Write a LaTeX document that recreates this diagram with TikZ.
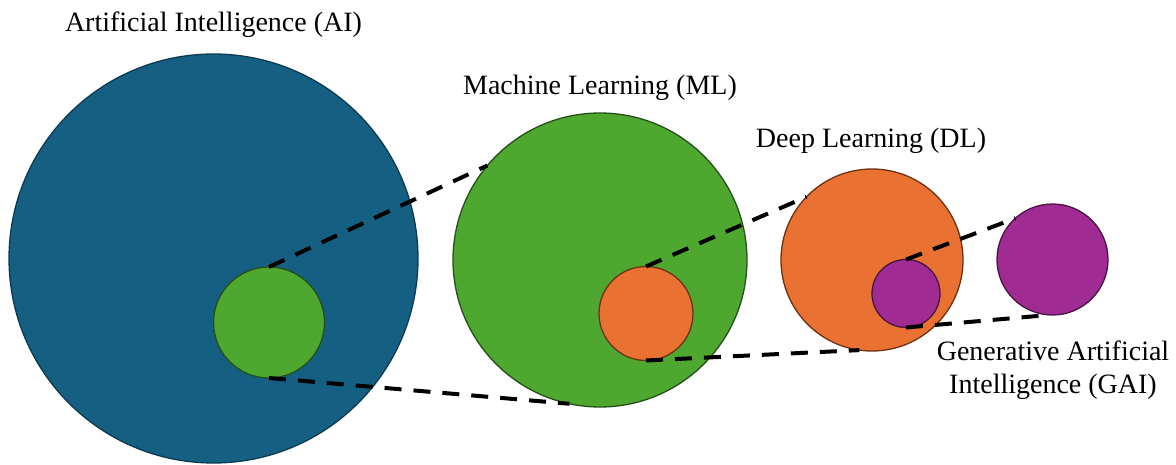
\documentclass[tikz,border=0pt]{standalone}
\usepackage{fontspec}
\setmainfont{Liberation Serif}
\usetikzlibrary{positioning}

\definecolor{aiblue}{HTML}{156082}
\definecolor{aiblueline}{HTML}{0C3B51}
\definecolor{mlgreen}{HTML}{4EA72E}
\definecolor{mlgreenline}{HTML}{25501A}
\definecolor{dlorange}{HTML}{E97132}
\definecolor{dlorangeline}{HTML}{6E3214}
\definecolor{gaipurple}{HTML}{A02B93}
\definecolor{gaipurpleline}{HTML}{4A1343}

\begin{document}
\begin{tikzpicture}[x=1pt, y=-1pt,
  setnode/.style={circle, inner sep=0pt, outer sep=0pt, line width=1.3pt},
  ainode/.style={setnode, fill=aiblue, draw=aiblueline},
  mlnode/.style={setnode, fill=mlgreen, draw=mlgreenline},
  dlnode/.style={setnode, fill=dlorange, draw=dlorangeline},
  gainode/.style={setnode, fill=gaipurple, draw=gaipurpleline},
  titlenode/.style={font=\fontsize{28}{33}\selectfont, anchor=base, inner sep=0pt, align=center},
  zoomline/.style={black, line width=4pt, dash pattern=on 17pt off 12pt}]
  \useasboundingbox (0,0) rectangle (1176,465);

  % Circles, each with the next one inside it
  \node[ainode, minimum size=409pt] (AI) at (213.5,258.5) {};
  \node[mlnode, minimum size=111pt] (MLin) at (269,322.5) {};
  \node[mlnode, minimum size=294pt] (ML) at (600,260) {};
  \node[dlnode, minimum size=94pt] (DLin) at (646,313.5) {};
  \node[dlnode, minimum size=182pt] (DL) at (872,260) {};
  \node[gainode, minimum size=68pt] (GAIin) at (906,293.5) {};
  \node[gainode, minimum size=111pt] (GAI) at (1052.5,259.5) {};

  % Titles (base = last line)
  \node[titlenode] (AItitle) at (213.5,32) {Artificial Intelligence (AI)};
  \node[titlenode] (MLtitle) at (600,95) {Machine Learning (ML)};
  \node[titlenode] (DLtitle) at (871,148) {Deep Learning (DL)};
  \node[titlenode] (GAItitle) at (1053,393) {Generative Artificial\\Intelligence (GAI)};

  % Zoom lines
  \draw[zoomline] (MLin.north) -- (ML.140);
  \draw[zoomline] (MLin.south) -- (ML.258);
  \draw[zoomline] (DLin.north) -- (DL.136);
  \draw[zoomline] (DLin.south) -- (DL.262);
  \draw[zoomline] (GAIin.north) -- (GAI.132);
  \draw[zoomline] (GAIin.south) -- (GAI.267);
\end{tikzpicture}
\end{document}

-------

STATED GOAL: Every line of the material is to be quoted exactly, with no pictures carried over.

FINISHED TASK:
Write a LaTeX document that recreates this diagram with TikZ.
\documentclass[tikz,border=0pt]{standalone}
\usepackage{fontspec}
\setmainfont{Liberation Serif}
\usetikzlibrary{positioning}

\definecolor{aiblue}{HTML}{156082}
\definecolor{aiblueline}{HTML}{0C3B51}
\definecolor{mlgreen}{HTML}{4EA72E}
\definecolor{mlgreenline}{HTML}{25501A}
\definecolor{dlorange}{HTML}{E97132}
\definecolor{dlorangeline}{HTML}{6E3214}
\definecolor{gaipurple}{HTML}{A02B93}
\definecolor{gaipurpleline}{HTML}{4A1343}

\begin{document}
\begin{tikzpicture}[x=1pt, y=-1pt,
  setnode/.style={circle, inner sep=0pt, outer sep=0pt, line width=1.3pt},
  ainode/.style={setnode, fill=aiblue, draw=aiblueline},
  mlnode/.style={setnode, fill=mlgreen, draw=mlgreenline},
  dlnode/.style={setnode, fill=dlorange, draw=dlorangeline},
  gainode/.style={setnode, fill=gaipurple, draw=gaipurpleline},
  titlenode/.style={font=\fontsize{28}{33}\selectfont, anchor=base, inner sep=0pt, align=center},
  zoomline/.style={black, line width=4pt, dash pattern=on 17pt off 12pt}]
  \useasboundingbox (0,0) rectangle (1176,465);

  % Circles, each with the next one inside it
  \node[ainode, minimum size=409pt] (AI) at (213.5,258.5) {};
  \node[mlnode, minimum size=111pt] (MLin) at (269,322.5) {};
  \node[mlnode, minimum size=294pt] (ML) at (600,260) {};
  \node[dlnode, minimum size=94pt] (DLin) at (646,313.5) {};
  \node[dlnode, minimum size=182pt] (DL) at (872,260) {};
  \node[gainode, minimum size=68pt] (GAIin) at (906,293.5) {};
  \node[gainode, minimum size=111pt] (GAI) at (1052.5,259.5) {};

  % Titles (base = last line)
  \node[titlenode] (AItitle) at (213.5,32) {Artificial Intelligence (AI)};
  \node[titlenode] (MLtitle) at (600,95) {Machine Learning (ML)};
  \node[titlenode] (DLtitle) at (871,148) {Deep Learning (DL)};
  \node[titlenode] (GAItitle) at (1053,393) {Generative Artificial\\Intelligence (GAI)};

  % Zoom lines
  \draw[zoomline] (MLin.north) -- (ML.140);
  \draw[zoomline] (MLin.south) -- (ML.258);
  \draw[zoomline] (DLin.north) -- (DL.136);
  \draw[zoomline] (DLin.south) -- (DL.262);
  \draw[zoomline] (GAIin.north) -- (GAI.132);
  \draw[zoomline] (GAIin.south) -- (GAI.267);
\end{tikzpicture}
\end{document}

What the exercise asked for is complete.